1776 – The men who shaped the creation of our nation chose to construct the first drafts of the Declaration of Independence on Dutch Hemp paper.  The choice for American paper was hemp, and that choice came from the people who defined what it meant to be American.  Hemp was plentiful in America during those days, and it became the choice of mills for paper production.

Hemp enjoyed some prolonged popularity especially in the Southern states where there was free labor.  Hemp replaced cotton as the major cash crop until the surrender by the South to the Union.  Cotton production soon replaced hemp because cotton could be sold for a high value overseas.  Hemp shortages forced paper producers to consider alternative sources.  Eventually they turned to a massive free supply of material, the forests of the United States.  Demand for marine rope made from hemp also declined as steam powered ships were replacing the ships that relied on sails to harness the wind.  By 1909, Kentucky was the only Southern state still producing hemp, and cultivation had dwindled down to a statewide 6,800 acres.

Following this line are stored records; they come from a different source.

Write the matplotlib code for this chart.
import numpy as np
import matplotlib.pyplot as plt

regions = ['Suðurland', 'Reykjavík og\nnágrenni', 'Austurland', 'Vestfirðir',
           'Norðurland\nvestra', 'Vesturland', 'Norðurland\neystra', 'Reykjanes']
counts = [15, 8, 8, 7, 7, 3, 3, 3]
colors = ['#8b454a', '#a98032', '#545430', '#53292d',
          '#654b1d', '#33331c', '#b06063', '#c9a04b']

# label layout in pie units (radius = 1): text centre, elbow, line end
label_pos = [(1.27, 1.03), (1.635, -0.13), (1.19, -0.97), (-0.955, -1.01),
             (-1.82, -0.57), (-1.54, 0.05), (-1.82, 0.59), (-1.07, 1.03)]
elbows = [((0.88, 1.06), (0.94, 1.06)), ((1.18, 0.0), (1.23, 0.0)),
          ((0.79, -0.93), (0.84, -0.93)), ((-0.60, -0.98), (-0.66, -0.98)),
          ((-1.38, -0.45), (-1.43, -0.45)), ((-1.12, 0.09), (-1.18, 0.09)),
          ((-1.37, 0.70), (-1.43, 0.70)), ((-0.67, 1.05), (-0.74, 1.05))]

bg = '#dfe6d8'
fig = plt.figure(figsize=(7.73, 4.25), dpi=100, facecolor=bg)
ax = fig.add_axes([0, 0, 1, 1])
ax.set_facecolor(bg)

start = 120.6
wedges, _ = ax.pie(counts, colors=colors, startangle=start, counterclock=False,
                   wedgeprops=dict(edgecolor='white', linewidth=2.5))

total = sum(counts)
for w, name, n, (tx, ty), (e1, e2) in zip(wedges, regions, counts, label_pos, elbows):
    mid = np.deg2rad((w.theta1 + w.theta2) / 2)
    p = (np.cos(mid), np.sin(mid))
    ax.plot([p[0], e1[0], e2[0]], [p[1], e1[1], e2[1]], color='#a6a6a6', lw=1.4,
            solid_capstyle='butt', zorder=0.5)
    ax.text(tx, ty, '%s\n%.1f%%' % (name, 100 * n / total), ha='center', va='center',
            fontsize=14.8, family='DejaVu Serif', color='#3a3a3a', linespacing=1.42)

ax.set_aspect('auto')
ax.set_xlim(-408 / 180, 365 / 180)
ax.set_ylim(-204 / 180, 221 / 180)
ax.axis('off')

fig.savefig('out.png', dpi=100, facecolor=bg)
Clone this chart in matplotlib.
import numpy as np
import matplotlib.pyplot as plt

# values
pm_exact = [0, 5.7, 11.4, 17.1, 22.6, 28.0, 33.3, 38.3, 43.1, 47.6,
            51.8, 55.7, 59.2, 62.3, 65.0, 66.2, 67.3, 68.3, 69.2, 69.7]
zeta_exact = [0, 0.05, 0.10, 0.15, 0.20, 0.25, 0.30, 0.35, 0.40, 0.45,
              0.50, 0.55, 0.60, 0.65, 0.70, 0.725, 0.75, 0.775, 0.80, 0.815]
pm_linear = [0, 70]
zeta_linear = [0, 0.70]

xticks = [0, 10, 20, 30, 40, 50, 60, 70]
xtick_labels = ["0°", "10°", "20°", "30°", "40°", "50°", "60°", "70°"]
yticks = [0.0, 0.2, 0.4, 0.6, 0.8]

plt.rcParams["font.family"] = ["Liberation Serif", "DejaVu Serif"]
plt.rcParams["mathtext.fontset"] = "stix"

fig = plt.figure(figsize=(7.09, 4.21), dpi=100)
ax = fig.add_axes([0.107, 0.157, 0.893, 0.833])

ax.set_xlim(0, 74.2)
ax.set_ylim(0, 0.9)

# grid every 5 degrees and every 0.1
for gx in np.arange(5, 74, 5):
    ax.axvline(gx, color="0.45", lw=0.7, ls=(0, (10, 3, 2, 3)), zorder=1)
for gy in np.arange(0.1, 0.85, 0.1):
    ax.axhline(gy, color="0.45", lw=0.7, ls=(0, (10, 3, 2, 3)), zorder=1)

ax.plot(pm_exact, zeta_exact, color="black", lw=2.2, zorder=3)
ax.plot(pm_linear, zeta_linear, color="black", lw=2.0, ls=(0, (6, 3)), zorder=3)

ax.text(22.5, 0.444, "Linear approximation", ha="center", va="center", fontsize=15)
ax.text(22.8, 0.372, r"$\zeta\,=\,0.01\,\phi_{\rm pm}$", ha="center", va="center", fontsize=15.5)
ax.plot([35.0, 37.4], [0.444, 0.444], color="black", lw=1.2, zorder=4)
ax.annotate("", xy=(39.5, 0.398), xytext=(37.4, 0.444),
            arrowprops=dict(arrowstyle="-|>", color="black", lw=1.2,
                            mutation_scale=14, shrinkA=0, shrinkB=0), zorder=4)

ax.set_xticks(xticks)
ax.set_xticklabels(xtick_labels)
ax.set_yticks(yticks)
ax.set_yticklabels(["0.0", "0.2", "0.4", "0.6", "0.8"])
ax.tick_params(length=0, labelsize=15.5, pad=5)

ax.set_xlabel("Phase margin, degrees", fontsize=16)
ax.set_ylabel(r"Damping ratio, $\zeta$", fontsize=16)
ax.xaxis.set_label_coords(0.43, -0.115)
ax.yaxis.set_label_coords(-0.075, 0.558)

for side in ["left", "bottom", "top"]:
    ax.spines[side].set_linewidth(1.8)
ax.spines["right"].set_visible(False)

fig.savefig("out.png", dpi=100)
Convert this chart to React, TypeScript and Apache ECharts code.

Hemp is still used to make papers of a special nature.  Cigarette paper and filter paper such as coffee filters are made from hemp.  Teabags have also been made from hemp.  Other papers include greaseproof paper, specialty art papers and security papers can all be made from hemp.  Around 80% of all hemp paper is cigarette paper.

Hemp production is not done on a massive scale because it costs more to produce hemp paper.  Hemp paper is produced mostly on older equipment, and faces other challenges such as hemp only being harvested once per year.  Storing hemp for long periods of time can lead to increased production costs.  Around 80% of all hemp paper is cigarette paper.